**STATED TASK**
Examine the records and identify each line that includes the string "chart". Copy those lines.

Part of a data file

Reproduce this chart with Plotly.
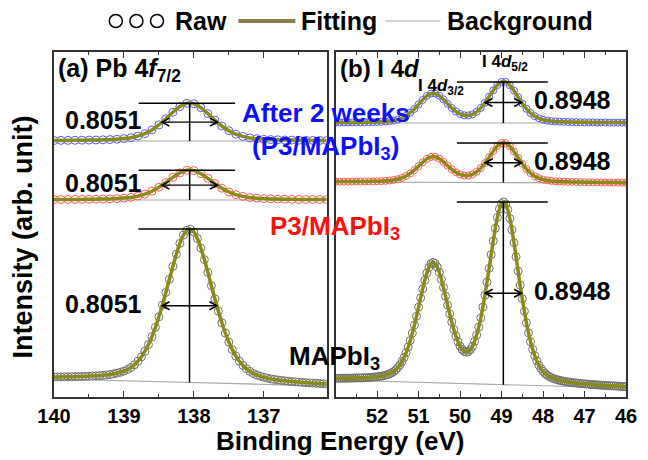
import numpy as np
import plotly.graph_objects as go

# ---------------- data ----------------
# energy grids (binding energy, eV)
energy_pb_fine = np.round(np.linspace(140.0, 136.1, 79), 2)
energy_pb = np.round(np.linspace(140.0, 136.1, 40), 2)
energy_i_fine = np.round(np.linspace(53.0, 46.0, 141), 2)
energy_i = np.round(np.linspace(53.0, 46.0, 71), 2)

# (a) Pb 4f7/2 spectra (arb. units, offset-stacked)
pb_mapbi3 = [20.1, 20.1, 20.1, 20.2, 20.2, 20.3, 20.4, 20.4, 20.5, 20.6,
             20.8, 21.0, 21.1, 21.4, 21.6, 22.0, 22.4, 23.1, 23.8, 24.7,
             25.9, 27.5, 29.5, 32.2, 35.8, 40.2, 45.8, 52.4, 60.3, 69.7,
             80.2, 92.0, 104.6, 117.7, 130.6, 142.9, 153.6, 161.9, 166.7, 167.9,
             165.0, 158.5, 149.0, 137.4, 124.6, 111.3, 98.2, 85.8, 74.2, 64.0,
             54.9, 47.4, 40.9, 35.8, 31.6, 28.3, 25.6, 23.5, 22.0, 20.7,
             19.7, 18.8, 18.1, 17.6, 17.1, 16.6, 16.2, 15.8, 15.4, 15.2,
             14.9, 14.6, 14.3, 14.1, 13.9, 13.7, 13.5, 13.2, 13.0]
pb_p3 = [197.4, 197.5, 197.5, 197.6, 197.6, 197.7, 197.8, 198.0, 198.1, 198.4,
         198.9, 199.6, 200.9, 202.9, 205.8, 209.7, 214.5, 219.6, 224.1, 226.7,
         226.4, 223.3, 218.6, 213.5, 208.8, 205.1, 202.4, 200.6, 199.5, 198.8,
         198.4, 198.1, 197.9, 197.8, 197.7, 197.6, 197.5, 197.5, 197.5, 197.4]
pb_aged = [256.5, 256.6, 256.6, 256.7, 256.8, 256.9, 257.0, 257.2, 257.4, 257.8,
           258.4, 259.3, 260.9, 263.4, 267.1, 272.1, 278.2, 284.7, 290.4, 293.7,
           293.3, 289.4, 283.4, 276.9, 271.0, 266.3, 262.8, 260.6, 259.1, 258.3,
           257.7, 257.4, 257.2, 257.0, 256.9, 256.8, 256.7, 256.6, 256.6, 256.5]

# (b) I 4d spectra
i_mapbi3 = [18.7, 18.7, 18.8, 18.8, 18.8, 18.8, 18.8, 18.9, 18.9, 19.0,
            19.0, 19.1, 19.1, 19.2, 19.3, 19.4, 19.5, 19.7, 19.8, 20.0,
            20.2, 20.5, 20.8, 21.2, 21.7, 22.4, 23.2, 24.2, 25.5, 27.2,
            29.4, 32.1, 35.4, 39.5, 44.3, 50.0, 56.5, 63.9, 72.0, 80.7,
            89.9, 99.1, 108.1, 116.6, 123.9, 129.5, 133.2, 134.6, 133.5, 130.0,
            124.6, 117.6, 109.5, 100.8, 91.9, 83.2, 75.0, 67.5, 60.9, 55.3,
            50.9, 47.6, 45.6, 44.9, 45.4, 47.4, 50.7, 55.6, 61.9, 69.8,
            79.1, 89.9, 101.9, 114.9, 128.6, 142.5, 156.0, 168.7, 179.6, 188.0,
            193.4, 195.1, 193.0, 187.3, 178.5, 167.2, 154.2, 140.3, 125.9, 111.8,
            98.3, 85.7, 74.2, 64.1, 55.2, 47.7, 41.3, 36.1, 31.8, 28.4,
            25.7, 23.5, 21.8, 20.5, 19.4, 18.5, 17.8, 17.2, 16.6, 16.2,
            15.8, 15.4, 15.1, 14.8, 14.5, 14.2, 14.0, 13.8, 13.5, 13.3,
            13.1, 13.0, 12.8, 12.6, 12.4, 12.3, 12.1, 12.0, 11.8, 11.7,
            11.6, 11.4, 11.3, 11.2, 11.1, 11.0, 10.9, 10.7, 10.6, 10.5,
            10.4]
i_p3 = [215.4, 215.4, 215.4, 215.4, 215.5, 215.5, 215.5, 215.6, 215.6, 215.7,
        215.8, 215.9, 216.1, 216.5, 217.0, 217.8, 219.1, 221.0, 223.6, 227.0,
        230.8, 234.7, 238.1, 240.1, 240.2, 238.3, 235.1, 231.3, 227.7, 224.7,
        222.6, 221.5, 221.5, 222.7, 225.2, 228.9, 233.9, 239.8, 245.8, 251.0,
        254.0, 253.9, 250.8, 245.5, 239.3, 233.2, 228.0, 223.9, 220.8, 218.8,
        217.4, 216.6, 216.1, 215.7, 215.5, 215.3, 215.2, 215.1, 215.0, 214.9,
        214.8, 214.7, 214.7, 214.6, 214.5, 214.5, 214.5, 214.4, 214.4, 214.3,
        214.3]
i_aged = [274.4, 274.5, 274.5, 274.5, 274.6, 274.6, 274.7, 274.8, 274.8, 274.9,
          275.1, 275.2, 275.5, 275.9, 276.5, 277.5, 279.0, 281.2, 284.3, 288.1,
          292.6, 297.1, 301.1, 303.4, 303.5, 301.3, 297.6, 293.2, 289.0, 285.5,
          283.0, 281.7, 281.6, 282.7, 285.2, 289.1, 294.3, 300.4, 306.6, 312.0,
          315.1, 315.1, 311.8, 306.3, 299.9, 293.6, 288.2, 283.9, 280.8, 278.7,
          277.3, 276.4, 275.9, 275.6, 275.3, 275.2, 275.0, 274.9, 274.8, 274.8,
          274.7, 274.6, 274.6, 274.5, 274.5, 274.5, 274.4, 274.4, 274.4, 274.4,
          274.3]

# backgrounds (value at the two ends of each panel)
bg_energy_pb = [140.0, 136.1]
bg_pb_mapbi3 = [18.0, 11.0]
bg_pb_p3 = [197.0, 197.0]
bg_pb_aged = [256.0, 256.0]
bg_energy_i = [53.0, 46.0]
bg_i_mapbi3 = [17.0, 9.0]
bg_i_p3 = [215.0, 214.0]
bg_i_aged = [274.0, 274.0]

fwhm_labels = ["0.8051", "0.8948"]
pb_ticks = [140, 139, 138, 137]
i_ticks = [52, 51, 50, 49, 48, 47, 46]

# ---------------- geometry / styles ----------------
FONT = "Liberation Sans, Arial, Helvetica, sans-serif"
FIT = "#8a8a18"
BGC = "#a8a8a8"
FRAME = "#333333"

PAGE_OFF = 8                      # the page body adds an 8 px margin
W, H = 648 - PAGE_OFF, 460 - PAGE_OFF
PLOT_L, PLOT_R, PLOT_T, PLOT_B = 54, 637, 52, 397     # plot area in page pixels
L = PLOT_L - PAGE_OFF
T = PLOT_T - PAGE_OFF
R = W - (PLOT_R - PAGE_OFF)
B = H - (PLOT_B - PAGE_OFF)
pw = PLOT_R - PLOT_L
ph = PLOT_B - PLOT_T
A_RIGHT, B_LEFT = 332, 341
X_RANGE_A = [140, 136.1]
X_RANGE_B = [53, 46]


def px(x):
    return (x - PLOT_L) / pw


def py(y):
    return (PLOT_B - y) / ph


PPU = {"x": (A_RIGHT - PLOT_L) / abs(X_RANGE_A[0] - X_RANGE_A[1]),
       "x2": (PLOT_R - B_LEFT) / abs(X_RANGE_B[0] - X_RANGE_B[1])}

fig = go.Figure()


def add_spectrum(E, y, xa, ya, bgE, bgV, mcolor, msize):
    fig.add_trace(go.Scatter(x=bgE, y=bgV, mode="lines", xaxis=xa, yaxis=ya,
                             line=dict(color=BGC, width=1.2), showlegend=False,
                             hoverinfo="skip"))
    fig.add_trace(go.Scatter(x=E, y=y, mode="markers", xaxis=xa, yaxis=ya,
                             marker=dict(symbol="circle-open", size=msize, color=mcolor,
                                         line=dict(width=1, color=mcolor)),
                             showlegend=False))
    fig.add_trace(go.Scatter(x=E, y=y, mode="lines", xaxis=xa, yaxis=ya,
                             line=dict(color=FIT, width=3.5, shape="spline", smoothing=0.6),
                             showlegend=False))


def peak_info(E, y, bgE, bgV):
    E = np.asarray(E, float)
    y = np.asarray(y, float)
    k = int(np.argmax(y))
    top = y[k]
    bg_pk = float(np.interp(E[k], bgE[::-1], bgV[::-1]))
    half = bg_pk + (top - bg_pk) / 2
    i = k
    while i > 0 and y[i - 1] >= half:
        i -= 1
    e_hi = E[i - 1] + (half - y[i - 1]) * (E[i] - E[i - 1]) / (y[i] - y[i - 1])
    j = k
    while j < len(y) - 1 and y[j + 1] >= half:
        j += 1
    e_lo = E[j] + (half - y[j]) * (E[j + 1] - E[j]) / (y[j + 1] - y[j])
    center = (e_hi + e_lo) / 2
    return center, top, bg_pk, half, e_hi, e_lo


def add_markers(info, xa, ya, left_ext, right_ext, label, side, lab_off):
    center, top, bg_pk, half, e_hi, e_lo = info
    line = dict(color="black", width=1.5)
    fig.add_shape(type="line", xref=xa, yref=ya, x0=center + left_ext, x1=center - right_ext,
                  y0=top, y1=top, line=line)
    fig.add_shape(type="line", xref=xa, yref=ya, x0=center, x1=center,
                  y0=bg_pk, y1=top, line=line)
    # double headed arrow across the FWHM
    fig.add_shape(type="line", xref=xa, yref=ya, x0=e_hi, x1=e_lo, y0=half, y1=half,
                  line=dict(color="black", width=1.4))
    hl = 7.5 / PPU[xa]
    hw = 4.0
    fig.add_shape(type="path", xref=xa, yref=ya,
                  path=f"M {e_hi - hl},{half + hw} L {e_hi},{half} L {e_hi - hl},{half - hw}",
                  line=dict(color="black", width=1.6))
    fig.add_shape(type="path", xref=xa, yref=ya,
                  path=f"M {e_lo + hl},{half + hw} L {e_lo},{half} L {e_lo + hl},{half - hw}",
                  line=dict(color="black", width=1.6))
    if side == "left":
        fig.add_annotation(x=e_hi + lab_off, y=half + 2, xref=xa, yref=ya,
                           text=f"<b>{label}</b>", showarrow=False, xanchor="right",
                           yanchor="middle", font=dict(family=FONT, size=25, color="black"))
    else:
        fig.add_annotation(x=e_lo - lab_off, y=half + 2, xref=xa, yref=ya,
                           text=f"<b>{label}</b>", showarrow=False, xanchor="left",
                           yanchor="middle", font=dict(family=FONT, size=25, color="black"))


# panel (a)
add_spectrum(energy_pb_fine, pb_mapbi3, "x", "y", bg_energy_pb, bg_pb_mapbi3, "#707070", 8)
add_spectrum(energy_pb, pb_p3, "x", "y", bg_energy_pb, bg_pb_p3, "#ff5a5a", 8)
add_spectrum(energy_pb, pb_aged, "x", "y", bg_energy_pb, bg_pb_aged, "#5a5aff", 8)
# panel (b)
add_spectrum(energy_i_fine, i_mapbi3, "x2", "y2", bg_energy_i, bg_i_mapbi3, "#707070", 8)
add_spectrum(energy_i, i_p3, "x2", "y2", bg_energy_i, bg_i_p3, "#ff5a5a", 7)
add_spectrum(energy_i, i_aged, "x2", "y2", bg_energy_i, bg_i_aged, "#5a5aff", 7)

for E, y, bgV in [(energy_pb_fine, pb_mapbi3, bg_pb_mapbi3),
                  (energy_pb, pb_p3, bg_pb_p3),
                  (energy_pb, pb_aged, bg_pb_aged)]:
    add_markers(peak_info(E, y, bg_energy_pb, bgV), "x", "y", 0.73, 0.65,
                fwhm_labels[0], "left", 0.26)
for E, y, bgV in [(energy_i_fine, i_mapbi3, bg_i_mapbi3),
                  (energy_i, i_p3, bg_i_p3),
                  (energy_i, i_aged, bg_i_aged)]:
    add_markers(peak_info(E, y, bg_energy_i, bgV), "x2", "y2", 1.12, 1.07,
                fwhm_labels[1], "right", 0.26)

# ---------------- axes ----------------
common_x = dict(ticks="inside", ticklen=6, tickwidth=1.3, tickcolor=FRAME,
                showline=True, linecolor=FRAME, linewidth=1.5, mirror="allticks",
                showgrid=False, zeroline=False,
                tickfont=dict(family=FONT, size=20, color="black"),
                minor=dict(ticks="inside", ticklen=3.5, tickwidth=1.3, tickcolor=FRAME,
                           tickmode="linear", tick0=0, dtick=0.5, showgrid=False))
common_y = dict(showticklabels=False, ticks="", showline=True, linecolor=FRAME,
                linewidth=1.5, mirror=True, showgrid=False, zeroline=False,
                range=[0, ph], domain=[0, 1])

fig.update_layout(
    width=W, height=H, margin=dict(l=L, r=R, t=T, b=B, pad=0),
    paper_bgcolor="white", plot_bgcolor="white", showlegend=False,
    xaxis=dict(domain=[0, px(A_RIGHT)], range=X_RANGE_A, tickmode="array",
               tickvals=pb_ticks, ticktext=[f"<b>{t}</b>" for t in pb_ticks],
               anchor="y", **common_x),
    xaxis2=dict(domain=[px(B_LEFT), 1], range=X_RANGE_B, tickmode="array",
                tickvals=i_ticks, ticktext=[f"<b>{t}</b>" for t in i_ticks],
                anchor="y2", **common_x),
    yaxis=dict(anchor="x", **common_y),
    yaxis2=dict(anchor="x2", **common_y),
)


# ---------------- text ----------------
def txt(text, x, y, size, color="black", xanchor="center", angle=0):
    fig.add_annotation(text=text, x=px(x), y=py(y), xref="paper", yref="paper",
                       showarrow=False, xanchor=xanchor, yanchor="middle", textangle=angle,
                       font=dict(family=FONT, size=size, color=color))


txt("<b>(a) Pb 4<i>f</i><sub>7/2</sub></b>", 56, 70, 25, xanchor="left")
txt("<b>(b) I 4<i>d</i></b>", 343, 69, 24, xanchor="left")
txt("<b>I 4<i>d</i><sub>5/2</sub></b>", 514, 63, 17)
txt("<b>I 4<i>d</i><sub>3/2</sub></b>", 448, 87, 17)
txt("<b>After 2 weeks</b>", 331, 113, 26, color="#1010ff")
txt("<b>(P3/MAPbI<sub>3</sub>)</b>", 331, 147, 26, color="#1010ff")
txt("<b>P3/MAPbI<sub>3</sub></b>", 340, 227, 26, color="#ff1010")
txt("<b>MAPbI<sub>3</sub></b>", 340, 357, 26)
txt("<b>Binding Energy (eV)</b>", 345, 441, 26)
txt("<b>Intensity (arb. unit)</b>", 22, 237, 27, angle=-90)

# ---------------- custom legend ----------------
leg_y = py(21)
for cx in [117, 138, 159]:
    fig.add_shape(type="circle", xref="paper", yref="paper", xsizemode="pixel",
                  ysizemode="pixel", xanchor=px(cx), yanchor=leg_y,
                  x0=-6.5, x1=6.5, y0=-6.5, y1=6.5, line=dict(color="black", width=1.5))
txt("<b>Raw</b>", 175, 21, 25, xanchor="left")
fig.add_shape(type="line", xref="paper", yref="paper", x0=px(242), x1=px(300),
              y0=leg_y, y1=leg_y, line=dict(color="#8c7e48", width=4))
txt("<b>Fitting</b>", 304, 21, 25, xanchor="left")
fig.add_shape(type="line", xref="paper", yref="paper", x0=px(392), x1=px(448),
              y0=leg_y, y1=leg_y, line=dict(color=BGC, width=1.2))
txt("<b>Background</b>", 453, 21, 25, xanchor="left")

fig.write_html("out.html", config={"displayModeBar": False})
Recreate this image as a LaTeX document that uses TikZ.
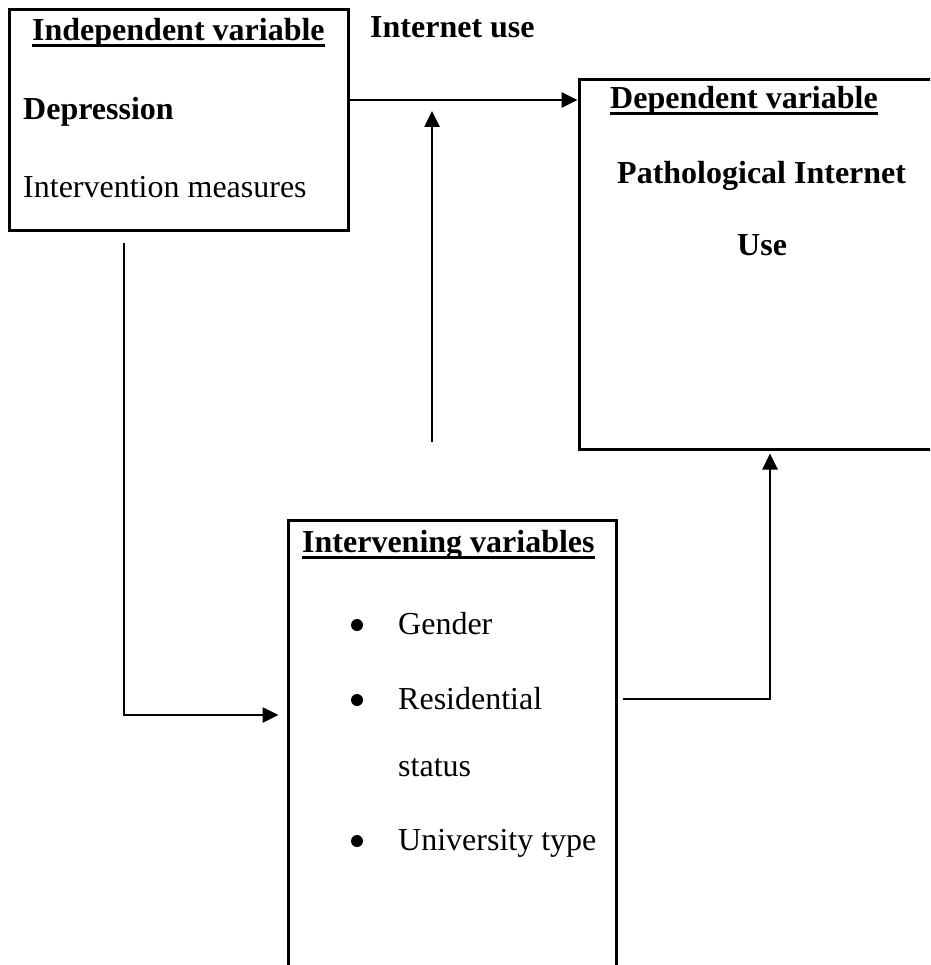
\documentclass[tikz,border=0pt]{standalone}
\usepackage{fontspec}
\setmainfont{Liberation Serif}
\usetikzlibrary{arrows.meta}
\begin{document}
\begin{tikzpicture}[x=1pt,y=-1pt,
  every node/.style={font=\fontsize{32}{38}\selectfont},
  boxed/.style={draw, line width=3pt, rectangle, inner sep=0pt},
  txt/.style={anchor=base west, inner sep=0pt},
  btxt/.style={txt, font=\fontsize{32}{38}\selectfont\bfseries},
  uline/.style={line width=3pt},
  arr/.style={line width=2.6pt, -{Triangle[length=16pt,width=15pt]}},
  bullet/.style={circle, fill=black, inner sep=0pt, minimum size=12pt}]
\useasboundingbox (0,0) rectangle (930,965);
\clip (0,0) rectangle (930,965);
% boxes
\node[boxed, minimum width=339pt, minimum height=221pt] (box1) at (178.5,120.5) {};
\node[boxed, minimum width=400pt, minimum height=369pt] (box2) at (779,264.5) {};
\node[boxed, minimum width=328pt, minimum height=480pt] (box3) at (452,760) {};
% texts box1
\node[btxt] (t1) at (32,41) {Independent variable};
\draw[uline] ([yshift=-5pt]t1.base west) -- ([yshift=-5pt]t1.base east);
\node[btxt] (t2) at (23,120) {Depression};
\node[txt] (t3) at (23,198) {Intervention measures};
% label
\node[btxt] (lab) at (370,38) {Internet use};
% texts box2
\node[btxt] (d1) at (610,109) {Dependent variable};
\draw[uline] ([yshift=-5pt]d1.base west) -- ([yshift=-5pt]d1.base east);
\node[btxt] (d2) at (617,184) {Pathological Internet};
\node[btxt] (d3) at (737,256) {Use};
% texts box3
\node[btxt] (i1) at (302,552) {Intervening variables};
\draw[uline] ([yshift=-5pt]i1.base west) -- ([yshift=-5pt]i1.base east);
\node[bullet] (b1) at (357,625) {};
\node[txt] (i2) at (398,634) {Gender};
\node[bullet] (b2) at (357,700) {};
\node[txt] (i3) at (398,709) {Residential};
\node[txt] (i4) at (398,776) {status};
\node[bullet] (b3) at (357,841) {};
\node[txt] (i5) at (398,850) {University type};
% connectors
\coordinate (hy) at (0,100);
\draw[arr] (box1.east |- hy) -- (box2.west |- hy);
\coordinate (v1) at (432,442);
\coordinate (v2) at (432,111);
\draw[arr] (v1) -- (v2);
\coordinate (l1) at (124,243);
\coordinate (l2) at (124,715);
\draw[arr] (l1) -- (l2) -- ([xshift=-8pt]box3.west |- l2);
\coordinate (r1) at (623,699);
\coordinate (r2) at (770,699);
\draw[arr] (r1) -- (r2) -- ([yshift=-3pt]box2.south -| r2);
\end{tikzpicture}
\end{document}
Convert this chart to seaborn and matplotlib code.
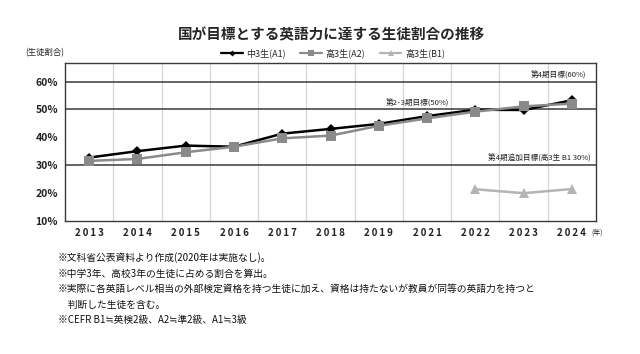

**RESPONSE FOR THIS EXERCISE**
Reproduce this chart with Plotly.
Convert this chart to seaborn and matplotlib code.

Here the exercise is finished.